● **Request**
Reproduce every line of the material below, but drop the pictures.

● **Information provided**
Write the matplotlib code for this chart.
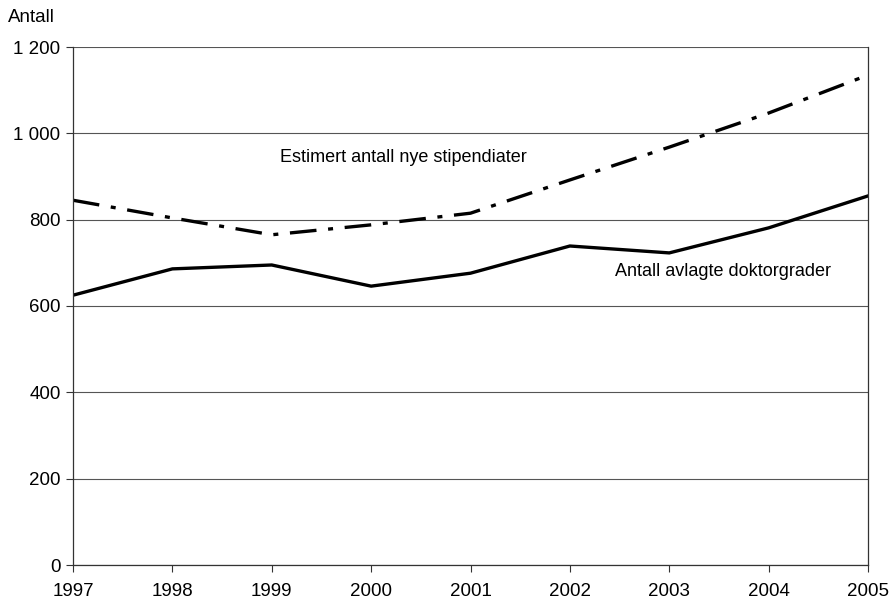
import matplotlib
matplotlib.use("Agg")
import matplotlib.pyplot as plt

years = [1997, 1998, 1999, 2000, 2001, 2002, 2003, 2004, 2005]
doktorgrader = [625, 686, 695, 646, 676, 739, 723, 781, 855]
stipendiater = [845, 804, 765, 788, 815, 892, 968, 1047, 1135]
yticks = [0, 200, 400, 600, 800, 1000, 1200]
ytick_labels = ["0", "200", "400", "600", "800", "1 000", "1 200"]

plt.rcParams['font.family'] = ['Liberation Sans', 'DejaVu Sans']

fig = plt.figure(figsize=(8.92, 6.02), dpi=100)
ax = fig.add_axes([73/892, 37/602, (868-73)/892, (565-47)/602])

ax.plot(years, doktorgrader, color='black', lw=2.4, solid_joinstyle='miter')
ax.plot(years, stipendiater, color='black', lw=2.4, dashes=(8, 3.5, 1.5, 3.5), dash_capstyle='butt')

ax.set_xlim(1997, 2005)
ax.set_ylim(0, 1200)
ax.set_yticks(yticks)
ax.set_yticklabels(ytick_labels)
ax.set_xticks(years)
ax.set_xticklabels([str(y) for y in years])
ax.yaxis.grid(True, color='#555555', lw=0.8)
ax.set_axisbelow(True)
ax.spines['top'].set_visible(False)
for s in ['left', 'bottom', 'right']:
    ax.spines[s].set_color('#333333')
    ax.spines[s].set_linewidth(0.9)
ax.tick_params(axis='both', labelsize=13.5, length=5, color='#333333', direction='out')
ax.tick_params(axis='x', pad=8)
ax.tick_params(axis='y', pad=4)

ax.text(1999.08, 945, "Estimert antall nye stipendiater", fontsize=13, va='center', ha='left')
ax.text(2003.54, 679, "Antall avlagte doktorgrader", fontsize=13, va='center', ha='center')
fig.text(8/892, 1-18/602, "Antall", fontsize=13.5, va='center', ha='left')

fig.savefig("out.png", dpi=100)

● **Solution to the problem**
Write the matplotlib code for this chart.
import matplotlib
matplotlib.use("Agg")
import matplotlib.pyplot as plt

years = [1997, 1998, 1999, 2000, 2001, 2002, 2003, 2004, 2005]
doktorgrader = [625, 686, 695, 646, 676, 739, 723, 781, 855]
stipendiater = [845, 804, 765, 788, 815, 892, 968, 1047, 1135]
yticks = [0, 200, 400, 600, 800, 1000, 1200]
ytick_labels = ["0", "200", "400", "600", "800", "1 000", "1 200"]

plt.rcParams['font.family'] = ['Liberation Sans', 'DejaVu Sans']

fig = plt.figure(figsize=(8.92, 6.02), dpi=100)
ax = fig.add_axes([73/892, 37/602, (868-73)/892, (565-47)/602])

ax.plot(years, doktorgrader, color='black', lw=2.4, solid_joinstyle='miter')
ax.plot(years, stipendiater, color='black', lw=2.4, dashes=(8, 3.5, 1.5, 3.5), dash_capstyle='butt')

ax.set_xlim(1997, 2005)
ax.set_ylim(0, 1200)
ax.set_yticks(yticks)
ax.set_yticklabels(ytick_labels)
ax.set_xticks(years)
ax.set_xticklabels([str(y) for y in years])
ax.yaxis.grid(True, color='#555555', lw=0.8)
ax.set_axisbelow(True)
ax.spines['top'].set_visible(False)
for s in ['left', 'bottom', 'right']:
    ax.spines[s].set_color('#333333')
    ax.spines[s].set_linewidth(0.9)
ax.tick_params(axis='both', labelsize=13.5, length=5, color='#333333', direction='out')
ax.tick_params(axis='x', pad=8)
ax.tick_params(axis='y', pad=4)

ax.text(1999.08, 945, "Estimert antall nye stipendiater", fontsize=13, va='center', ha='left')
ax.text(2003.54, 679, "Antall avlagte doktorgrader", fontsize=13, va='center', ha='center')
fig.text(8/892, 1-18/602, "Antall", fontsize=13.5, va='center', ha='left')

fig.savefig("out.png", dpi=100)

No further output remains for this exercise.